> _DIRECTIONS_
Reproduce the entries from their first line up to and including the line with "1.280, 1.191, 1.085, 1.0, 0.975]". Leave out everything after it.

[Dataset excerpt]
# # # # # # #

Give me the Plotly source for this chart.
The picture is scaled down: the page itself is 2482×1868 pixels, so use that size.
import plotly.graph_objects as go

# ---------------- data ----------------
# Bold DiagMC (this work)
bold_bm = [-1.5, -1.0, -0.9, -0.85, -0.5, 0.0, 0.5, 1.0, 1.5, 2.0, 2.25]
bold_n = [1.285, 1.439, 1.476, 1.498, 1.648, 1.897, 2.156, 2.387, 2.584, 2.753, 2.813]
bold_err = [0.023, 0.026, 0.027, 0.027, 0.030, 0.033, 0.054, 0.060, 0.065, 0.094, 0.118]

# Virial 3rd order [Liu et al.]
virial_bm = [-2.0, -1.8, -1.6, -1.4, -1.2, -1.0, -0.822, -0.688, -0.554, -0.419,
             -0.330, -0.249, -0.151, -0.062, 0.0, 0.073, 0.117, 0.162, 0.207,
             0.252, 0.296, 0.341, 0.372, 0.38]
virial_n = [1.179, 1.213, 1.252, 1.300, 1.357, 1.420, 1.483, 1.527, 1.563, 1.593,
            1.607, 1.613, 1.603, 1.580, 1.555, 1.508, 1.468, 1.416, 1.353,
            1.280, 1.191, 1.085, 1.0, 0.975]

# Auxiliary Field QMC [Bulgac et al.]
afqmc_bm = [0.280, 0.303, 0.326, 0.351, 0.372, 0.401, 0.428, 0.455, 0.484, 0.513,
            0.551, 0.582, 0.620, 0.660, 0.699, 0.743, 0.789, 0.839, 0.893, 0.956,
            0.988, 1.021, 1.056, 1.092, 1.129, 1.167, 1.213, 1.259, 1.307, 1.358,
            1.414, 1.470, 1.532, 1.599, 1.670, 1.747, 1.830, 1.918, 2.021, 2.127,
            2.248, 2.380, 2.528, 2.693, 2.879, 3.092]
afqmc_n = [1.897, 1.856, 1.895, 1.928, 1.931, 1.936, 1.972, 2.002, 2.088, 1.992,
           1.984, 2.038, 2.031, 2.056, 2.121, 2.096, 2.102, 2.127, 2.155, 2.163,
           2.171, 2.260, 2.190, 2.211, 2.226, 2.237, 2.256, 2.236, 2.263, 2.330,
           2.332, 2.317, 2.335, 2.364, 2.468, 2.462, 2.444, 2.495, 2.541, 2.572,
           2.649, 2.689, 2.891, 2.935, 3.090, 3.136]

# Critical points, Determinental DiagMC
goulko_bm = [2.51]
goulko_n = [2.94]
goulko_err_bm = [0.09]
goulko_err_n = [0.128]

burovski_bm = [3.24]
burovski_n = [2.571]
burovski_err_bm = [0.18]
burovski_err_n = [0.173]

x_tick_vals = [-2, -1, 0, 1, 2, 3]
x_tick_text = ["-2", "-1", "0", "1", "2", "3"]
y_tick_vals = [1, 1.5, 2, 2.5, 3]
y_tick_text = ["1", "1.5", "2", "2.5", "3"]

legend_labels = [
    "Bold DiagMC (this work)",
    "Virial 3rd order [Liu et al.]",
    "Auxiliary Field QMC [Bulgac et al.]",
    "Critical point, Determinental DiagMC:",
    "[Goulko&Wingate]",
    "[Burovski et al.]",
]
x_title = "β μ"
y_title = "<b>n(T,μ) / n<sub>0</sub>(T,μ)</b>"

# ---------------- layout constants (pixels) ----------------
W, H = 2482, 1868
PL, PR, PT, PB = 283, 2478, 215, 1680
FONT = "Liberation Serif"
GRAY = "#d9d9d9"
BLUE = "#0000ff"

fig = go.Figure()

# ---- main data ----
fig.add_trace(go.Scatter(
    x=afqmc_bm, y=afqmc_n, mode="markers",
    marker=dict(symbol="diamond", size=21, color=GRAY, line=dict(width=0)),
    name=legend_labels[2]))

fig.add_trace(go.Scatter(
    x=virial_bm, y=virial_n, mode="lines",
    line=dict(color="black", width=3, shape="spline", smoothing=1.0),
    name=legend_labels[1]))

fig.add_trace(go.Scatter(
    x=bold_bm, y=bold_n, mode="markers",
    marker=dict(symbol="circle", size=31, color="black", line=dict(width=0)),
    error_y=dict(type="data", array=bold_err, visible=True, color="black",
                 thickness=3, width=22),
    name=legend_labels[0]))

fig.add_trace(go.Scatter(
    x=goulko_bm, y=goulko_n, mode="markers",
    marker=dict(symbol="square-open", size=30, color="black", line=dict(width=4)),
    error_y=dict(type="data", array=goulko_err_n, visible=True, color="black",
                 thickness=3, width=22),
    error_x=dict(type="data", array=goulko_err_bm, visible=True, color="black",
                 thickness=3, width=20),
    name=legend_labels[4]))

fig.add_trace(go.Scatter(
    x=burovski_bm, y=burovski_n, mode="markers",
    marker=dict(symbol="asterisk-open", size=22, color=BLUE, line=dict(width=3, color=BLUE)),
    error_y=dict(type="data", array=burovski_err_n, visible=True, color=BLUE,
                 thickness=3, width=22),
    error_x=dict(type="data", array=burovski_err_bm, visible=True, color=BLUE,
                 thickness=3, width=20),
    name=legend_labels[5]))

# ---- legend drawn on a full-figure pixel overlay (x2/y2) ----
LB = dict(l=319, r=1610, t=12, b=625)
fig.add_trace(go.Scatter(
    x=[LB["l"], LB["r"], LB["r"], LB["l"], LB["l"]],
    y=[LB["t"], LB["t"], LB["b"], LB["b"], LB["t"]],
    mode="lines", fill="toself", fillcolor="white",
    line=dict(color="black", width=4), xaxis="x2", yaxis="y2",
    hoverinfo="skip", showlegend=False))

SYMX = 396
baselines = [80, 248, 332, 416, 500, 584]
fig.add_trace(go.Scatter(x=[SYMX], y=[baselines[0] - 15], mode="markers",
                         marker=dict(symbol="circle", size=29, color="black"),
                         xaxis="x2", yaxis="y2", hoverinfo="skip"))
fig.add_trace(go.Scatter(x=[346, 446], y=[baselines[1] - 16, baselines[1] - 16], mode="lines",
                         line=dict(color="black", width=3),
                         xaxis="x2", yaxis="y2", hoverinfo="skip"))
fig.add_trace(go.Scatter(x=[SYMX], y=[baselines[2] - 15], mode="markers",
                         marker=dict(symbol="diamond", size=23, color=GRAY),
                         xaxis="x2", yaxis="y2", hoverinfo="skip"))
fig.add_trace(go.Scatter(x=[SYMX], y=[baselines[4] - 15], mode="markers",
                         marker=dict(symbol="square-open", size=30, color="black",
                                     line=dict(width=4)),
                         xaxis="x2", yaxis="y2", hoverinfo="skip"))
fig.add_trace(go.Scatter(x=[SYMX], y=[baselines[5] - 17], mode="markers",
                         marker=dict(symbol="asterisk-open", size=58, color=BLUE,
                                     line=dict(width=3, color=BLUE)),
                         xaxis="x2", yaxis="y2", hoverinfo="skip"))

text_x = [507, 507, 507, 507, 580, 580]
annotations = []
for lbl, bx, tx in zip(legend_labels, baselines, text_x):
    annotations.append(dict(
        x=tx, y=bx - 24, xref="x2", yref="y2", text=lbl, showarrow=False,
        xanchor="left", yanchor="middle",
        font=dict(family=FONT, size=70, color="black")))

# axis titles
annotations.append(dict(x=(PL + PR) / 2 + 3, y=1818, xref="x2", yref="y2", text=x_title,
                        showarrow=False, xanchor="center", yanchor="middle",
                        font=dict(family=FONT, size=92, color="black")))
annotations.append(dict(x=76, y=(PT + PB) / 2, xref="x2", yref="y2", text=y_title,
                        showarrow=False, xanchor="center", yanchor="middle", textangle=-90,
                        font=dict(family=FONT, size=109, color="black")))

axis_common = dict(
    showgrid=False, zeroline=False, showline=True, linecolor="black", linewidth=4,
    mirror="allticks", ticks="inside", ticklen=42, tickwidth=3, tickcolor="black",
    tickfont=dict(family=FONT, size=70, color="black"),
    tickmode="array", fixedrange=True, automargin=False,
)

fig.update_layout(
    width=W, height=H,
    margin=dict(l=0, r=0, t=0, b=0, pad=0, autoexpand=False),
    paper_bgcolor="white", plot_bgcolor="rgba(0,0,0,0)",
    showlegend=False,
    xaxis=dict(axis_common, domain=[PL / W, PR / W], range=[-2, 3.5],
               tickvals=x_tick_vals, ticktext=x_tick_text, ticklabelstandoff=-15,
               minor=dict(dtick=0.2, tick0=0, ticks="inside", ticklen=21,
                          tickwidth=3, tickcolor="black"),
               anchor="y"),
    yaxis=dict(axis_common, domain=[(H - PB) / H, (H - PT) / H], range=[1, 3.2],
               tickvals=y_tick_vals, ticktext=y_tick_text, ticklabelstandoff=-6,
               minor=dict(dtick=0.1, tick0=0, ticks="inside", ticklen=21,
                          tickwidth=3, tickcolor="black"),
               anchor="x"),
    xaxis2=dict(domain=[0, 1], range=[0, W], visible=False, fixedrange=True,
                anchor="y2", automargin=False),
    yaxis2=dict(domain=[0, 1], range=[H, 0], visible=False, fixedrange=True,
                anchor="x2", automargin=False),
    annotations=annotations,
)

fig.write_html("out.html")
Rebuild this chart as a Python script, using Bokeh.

# # # # # # #

> _CORRECT OUTPUT_
Give me the Plotly source for this chart.
The picture is scaled down: the page itself is 2482×1868 pixels, so use that size.
import plotly.graph_objects as go

# ---------------- data ----------------
# Bold DiagMC (this work)
bold_bm = [-1.5, -1.0, -0.9, -0.85, -0.5, 0.0, 0.5, 1.0, 1.5, 2.0, 2.25]
bold_n = [1.285, 1.439, 1.476, 1.498, 1.648, 1.897, 2.156, 2.387, 2.584, 2.753, 2.813]
bold_err = [0.023, 0.026, 0.027, 0.027, 0.030, 0.033, 0.054, 0.060, 0.065, 0.094, 0.118]

# Virial 3rd order [Liu et al.]
virial_bm = [-2.0, -1.8, -1.6, -1.4, -1.2, -1.0, -0.822, -0.688, -0.554, -0.419,
             -0.330, -0.249, -0.151, -0.062, 0.0, 0.073, 0.117, 0.162, 0.207,
             0.252, 0.296, 0.341, 0.372, 0.38]
virial_n = [1.179, 1.213, 1.252, 1.300, 1.357, 1.420, 1.483, 1.527, 1.563, 1.593,
            1.607, 1.613, 1.603, 1.580, 1.555, 1.508, 1.468, 1.416, 1.353,
            1.280, 1.191, 1.085, 1.0, 0.975]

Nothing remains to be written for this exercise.